Shakspeare is the great example of this marvellous power. Not only is every word which falls from the lips of his various characters true to his first conception of them, so true that we always know how they will act under any given circumstances, and we could substitute no other words than the words used by them without contradicting our first impression of them; but every character with which they come in contact is not only ever true to itself, but is precisely of the nature best fitted to develop the traits, vices, or virtues of the main figure. So perfect and complete is this lifelike unity, that we can scarcely think of one of his leading characters without recalling all those with whom it is associated. If we name Juliet, for instance, not only is her idea inseparable from that of Romeo, but the whole train of Montagues and Capulets, Mercutio, Tybalt, the garrulous nurse, the lean apothecary, the lonely friar, sweep by.

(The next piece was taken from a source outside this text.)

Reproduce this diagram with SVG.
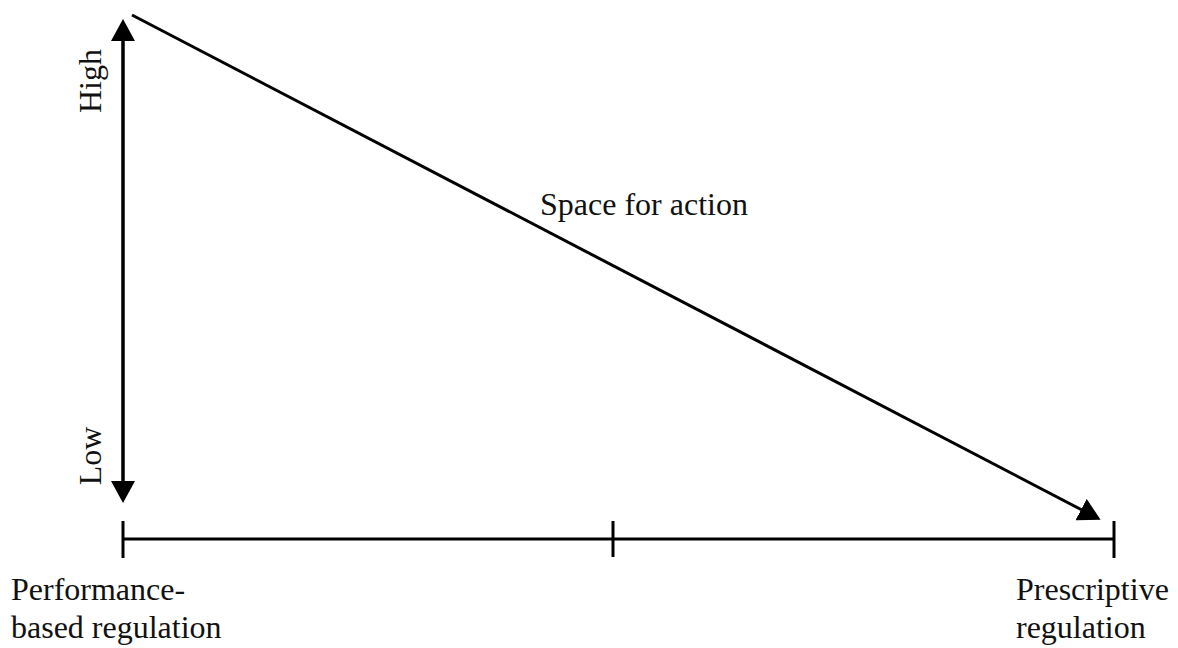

What an exquisite trait of the poetic temperament, tenderness, and human sympathies of this same lonely friar is given us in his exclamation:
’Here comes the lady: O, so
light a foot
Will ne’er wear out the everlasting
flint.’
It also explains to us that it was the good friar’s unconscious affection for Juliet, the pure sympathies of a lonely but loving heart, which so imprudently induced him to unite the unfortunate young lovers. The men and women of Shakspeare live and love, and we cannot think of them without at the same time thinking of those with whom they lived and whom they loved. Indeed, when we can wrest any character in a drama from those which surround it, and study it apart, the unity of the whole is but apparent, never vital. Simplicity, harmony, life, power, truth, and love, are all to be found in any high work of the associative imagination.
We now proceed to characterize the penetrative imagination, ’which analyzes and realizes truths discoverable by no other faculty.’ Of this faculty Shakspeare is also master. Ruskin, from whom we continue to quote, says: It never stops at crusts or ashes, or outward images of any kind, but ploughing them all aside, plunges at once into the very central fiery heart; its function and gift are the getting at the root; its nature and dignity depend on its holding things always by the heart. Take its hand from off the beating of that, and it will prophesy no longer; it looks not into the eyes, it judges not by the voice, it describes not by outward features; all that it affirms, judges, or describes, it affirms from within. There is no reasoning in it; it works not by algebra nor by integral calculus; it is a piercing Pholas-like mind’s tongue that works and tastes into the very rock-heart; no matter what be the subject submitted to it, substance or spirit, all is alike divided asunder, joint and marrow; whatever utmost truth, life, principle it has laid bare, and that which has no truth, life, nor principle, is dissipated into its original smoke at a touch. The whispers at men’s ears it lifts into visible angels. Vials that have lain sealed in the sea a thousand years it unseals, and brings out of them genii.